LA HABANA, Cuba. – En la Mesa Redonda del martes 15 de mayo, Betsy Díaz Velázquez, titular del Ministerio de Comercio Interior (MINCIN), puntualizó que la política del gobierno no es aumentar las regulaciones para la venta de productos alimenticios, sino tomar medidas emergentes temporales en aras de ordenar su distribución y comercialización. Con estas declaraciones todo hacía creer que el objetivo fundamental de las regulaciones era lograr una distribución equitativa de los alimentos para proteger a los de menos recursos y posibilidades.
Uno de los primeros productos que a partir el 24 de mayo comenzaría a venderse era el pescado, que, con el rimbombante nombrecito de “producto liberado controlado por la libreta”, fue anunciado en la distribución semanal que publica el Tribuna de la Habana. Los vecinos se alegraron, sobre todo los más viejos, que añoraban comer “pescado de verdad” como me dijo Jorge, uno de ellos. Esta esperada venta trajo muchos y diversos comentarios, pero cuando comenzó (en la última semana de mayo) provocó un hervidero: la población estaba perpleja y molesta, no sólo por el precio de la libra (20 pesos) sino porque además fue vendido con cabeza y ventrecha y con un buen tiempo de congelación, además de la poca cantidad de ejemplares por núcleo.
Además, como en ocasiones anteriores (así ocurrió con los cigarros, el arroz, el azúcar y otros rubros), el precio de este jurel es cercano al de la bolsa negra cuando se puede comprar en la carnicería (el de las dietas) a 25 pesos, una cifra incosteable para la mayoría de la población. Con esto se puso de manifiesto que el supuesto objetivo de la medida de propiciar una “distribución justa y racional” no se cumple si al momento de poner los precios no se toma en cuenta a los sectores más vulnerables como pensionados, enfermos y niños, así como a las capas más pobres de la sociedad.
Al respecto protestaba un vecino: “No lo compré porque es un descaro que el gobierno se esté también aprovechando de la situación para vendernos el pescado a precio de bolsa negra”. A lo que otro confirmó: “Yo no pienso gastarme mi pensión en un pescado”. Y es que hubo ejemplares de 50, 70 y hasta 120 pesos. A quienes no les alcanzaba el dinero pedían los más pequeños, pero aún así hubo quien no pudo comprar, aunque algunos de ellos, gracias a la solidaridad de otros, sí pudieron. Así vi el caso de una anciana jubilada: cuando el carnicero le pesó uno pequeño, como ella le pidió, costaba 45 pesos. La señora, con pesar, le dijo: “No me alcanza”, y le mostró 20 pesos, que era todo lo que tenía. Al ver eso, otra vecina, que recibe ayuda de su hijo en el extranjero, le completó lo que le faltaba.

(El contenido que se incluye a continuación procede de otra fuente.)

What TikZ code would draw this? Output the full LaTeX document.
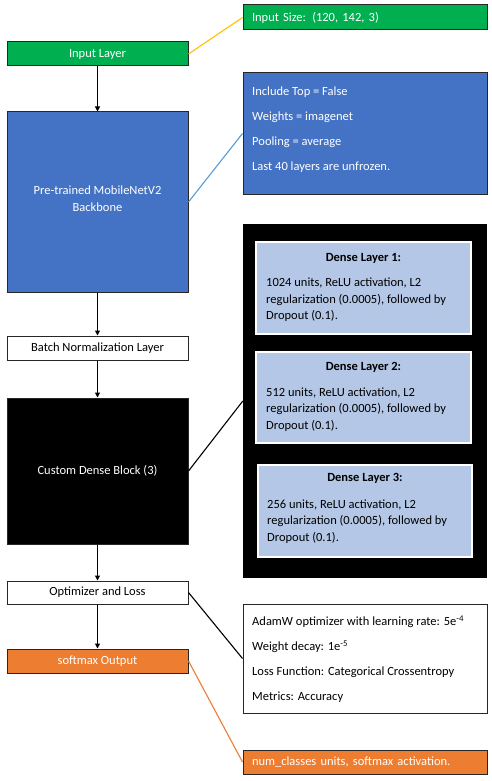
\documentclass[tikz,border=0pt]{standalone}
\usepackage{fontspec}
\setmainfont{Carlito}
\usetikzlibrary{arrows.meta}
\definecolor{cgreen}{HTML}{00B050}
\definecolor{cblue}{HTML}{4472C4}
\definecolor{corange}{HTML}{ED7D31}
\definecolor{clight}{HTML}{B4C7E7}
\definecolor{cyellow}{HTML}{FFC000}
\definecolor{cline}{HTML}{5B9BD5}
\begin{document}
\begin{tikzpicture}[x=1pt,y=-1pt,
  every node/.style={font=\fontsize{12.5}{15}\selectfont},
  lbox/.style={draw=black!85, line width=1pt, minimum width=181pt, inner sep=0pt, align=center},
  rbox/.style={draw=black!85, line width=1pt, minimum width=244pt, inner sep=0pt},
  sbox/.style={rbox, inner xsep=9pt, text width=226pt, align=left},
  dbox/.style={draw=white, line width=1.5pt, fill=clight, inner sep=0pt},
  flow/.style={-{Triangle[length=5pt,width=5pt]}, line width=1.1pt, black},
  link/.style={line width=1.1pt},
  txt/.style={inner sep=0pt, align=left, anchor=north west},
  dtxt/.style={txt, font=\fontsize{12.5}{16.5}\selectfont},
  ttl/.style={inner sep=0pt, font=\fontsize{12.5}{15}\selectfont\bfseries},
]
\useasboundingbox (0,0) rectangle (492,781);
\fill[white] (0,0) rectangle (492,781);

% left column
\node[lbox, fill=cgreen, text=white, minimum height=24pt] (input) at (97.5,54) {Input Layer};
\node[lbox, fill=cblue, minimum height=180pt] (backbone) at (97.5,202) {};
\node[inner sep=0pt, align=center, text=white, font=\fontsize{12.5}{17}\selectfont] (backbonetext) at (97.5,198.5) {Pre-trained MobileNetV2\\Backbone};
\node[lbox, fill=white, minimum height=24pt] (batch) at (97.5,348) {Batch Normalization Layer};
\node[lbox, fill=black, text=white, minimum height=146pt] (dense) at (97.5,471) {Custom Dense Block (3)};
\node[lbox, fill=white, minimum height=23pt] (optim) at (97.5,592.5) {Optimizer and Loss};
\node[lbox, fill=corange, text=white, minimum height=24pt] (soft) at (97.5,661) {softmax Output};

% right column
\node[sbox, fill=cgreen, text=white, minimum height=25pt] (insize) at (365,17.5) {Input Size: (120, 142, 3)};
\node[rbox, fill=cblue, minimum height=121pt] (binfo) at (365,133.5) {};
\node[txt, text=white, font=\fontsize{12.5}{25}\selectfont] (binfotext) at (252,86.5) {Include Top = False\\Weights = imagenet\\Pooling = average\\Last 40 layers are unfrozen.};

\node[fill=black, minimum width=244pt, minimum height=354pt, inner sep=0pt] (dblock) at (365,401) {};
\node[dbox, minimum width=215pt, minimum height=92pt] (d1) at (363.5,288) {};
\node[ttl] (d1title) at (363.5,258) {Dense Layer 1:};
\node[dtxt] (d1text) at (266,278) {1024 units, ReLU activation, L2\\regularization (0.0005), followed by\\Dropout (0.1).};
\node[dbox, minimum width=215pt, minimum height=91pt] (d2) at (363.5,397.5) {};
\node[ttl] (d2title) at (363.5,367) {Dense Layer 2:};
\node[dtxt] (d2text) at (266,387.5) {512 units, ReLU activation, L2\\regularization (0.0005), followed by\\Dropout (0.1).};
\node[dbox, minimum width=214pt, minimum height=92pt] (d3) at (365,511) {};
\node[ttl] (d3title) at (365,478.5) {Dense Layer 3:};
\node[dtxt] (d3text) at (267,499.5) {256 units, ReLU activation, L2\\regularization (0.0005), followed by\\Dropout (0.1).};

\node[rbox, fill=white, minimum height=109pt] (oinfo) at (365,658.5) {};
\node[txt, font=\fontsize{12.5}{25}\selectfont] (oinfotext) at (252,615.5) {AdamW optimizer with learning rate: 5e\textsuperscript{-4}\\Weight decay: 1e\textsuperscript{-5}\\Loss Function: Categorical Crossentropy\\Metrics: Accuracy};
\node[sbox, fill=corange, text=white, minimum height=24pt] (numc) at (365,762) {num\_classes units, softmax activation.};

% connectors
\draw[link, cyellow] (input.east) -- (insize.west);
\draw[link, cline] (backbone.east) -- (binfo.west);
\draw[link, black] (dense.east) -- (dblock.west);
\draw[link, black] (optim.east) -- (oinfo.west);
\draw[link, corange] (soft.east) -- (numc.west);

\draw[flow] (input) -- (backbone);
\draw[flow] (backbone) -- (batch);
\draw[flow] (batch) -- (dense);
\draw[flow] (dense) -- (optim);
\draw[flow] (optim) -- (soft);
\end{tikzpicture}
\end{document}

Esta modalidad de venta ha dejado una sensación desagradable en el barrio. La población se ha sentido más desvalida y se ha puesto de manifiesto que de una forma u otra, los que tienen dinero son los que comen.
De los comentarios que escuché llegué a la conclusión de que el cubano de a pie empieza a reconocer su derecho a disfrutar de los recursos que ofrece el mar que rodea nuestro archipiélago, así como a sentirse en desacuerdo con que los comunistas, que se han hecho dueños absolutos de este país, los exporten todos para su beneficio.